I cancelled my Labour Party direct debit on Friday, because Ed Miliband’s intervention on immigration is to me the single, worst, most crappy-William Hague-era thing I have ever heard a Labour leader say. At a time of economic austerity, to even subtly posit that low wages, poor housing and lack of opportunities are caused by ‘them’, a foreign other, coming across from somewhere else, when the root of poverty in Britain is the fault of the political and economic system we continue to inhabit, is just the cheapest political posturing, and I cannot endorse it.
It is the final straw in a lapse that has been a long time coming. But it does come down to the simplest things.
I spent this weekend at the STUC’s youth conference, where policy for Scotland’s young trade unionists is debated and agreed for the year ahead. On behalf of the STUC’s youth committee I moved the motion for debate on the independence referendum, dedicating the STUC to convening events and debates for young trade union members to fully explore the pros and cons of independence, to receive input from both the Yes Scotland and Better Together campaigns, and to make their own minds up about what will almost certainly be the most decisive vote my generation will take part in.
I remain undecided about independence. I look at the Yes Scotland launch and am left cold by the unrepresentative panel and the clear SNP-only organization. But then I look at the Better Together launch on Monday and I’m left even colder.
It’s a simple thing, to believe an organization you value and even love, will value your own views back. Too simple, perhaps.
Independence, whatever your views, is too important an issue to be left to the politicians to decide. It’s certainly far too important a decision for us on the left to trust to a coalition between Labour, the Conservatives and the Liberal Democrats, who have already decided for us that the UK is the best possible political and economic system we can possibly have.
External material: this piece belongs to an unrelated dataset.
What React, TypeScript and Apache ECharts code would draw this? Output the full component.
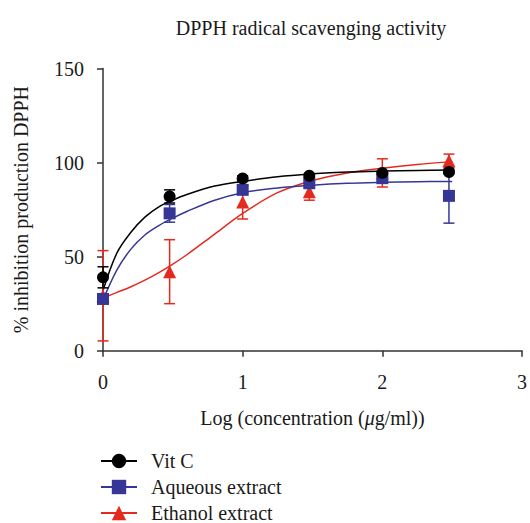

I’m a big fan of British democracy, but a walk around the east end of Glasgow a few years ago was enough to convince me that it wasn’t the best of all possible worlds.
It wasn’t enough for Labour to only consult with members on the timing, the number of questions, the electorate and the governance of an independence referendum.
As the party who delivered devolution for Scotland I’m angry that Labour have not seriously consulted party members on attitudes towards independence, or the devolution of further powers, and translated those attitudes into a less strident, pro-UK-as-it-is campaign. Sure, the attitudes of a party and activists who know they rely on a Scottish bloc vote to hold the balance of power in Westminster will be skewed. But I don’t believe there is mutual exclusivity in wanting every child in the UK to be lifted out of poverty, and in wanting economic powers to be closer to the communities they are meant to serve.
Until now I have always been able to stick with Labour because I believed my efforts served a greater cause. I know there are many, many Labour representatives who know this, and strive and work towards it every day. I’ve been incredibly privileged to know and work with a few of them, and I hope to continue to support them whenever I can. There is certainly no other political party I would consider joining.
But when Labour decides to blame immigrants, however subtly with one speech, and chooses to side with those whose economic policies cause the social ills we witness, by just deciding that there isn’t an alternative to the current system, it becomes a cause which no effort of mine can hope to change.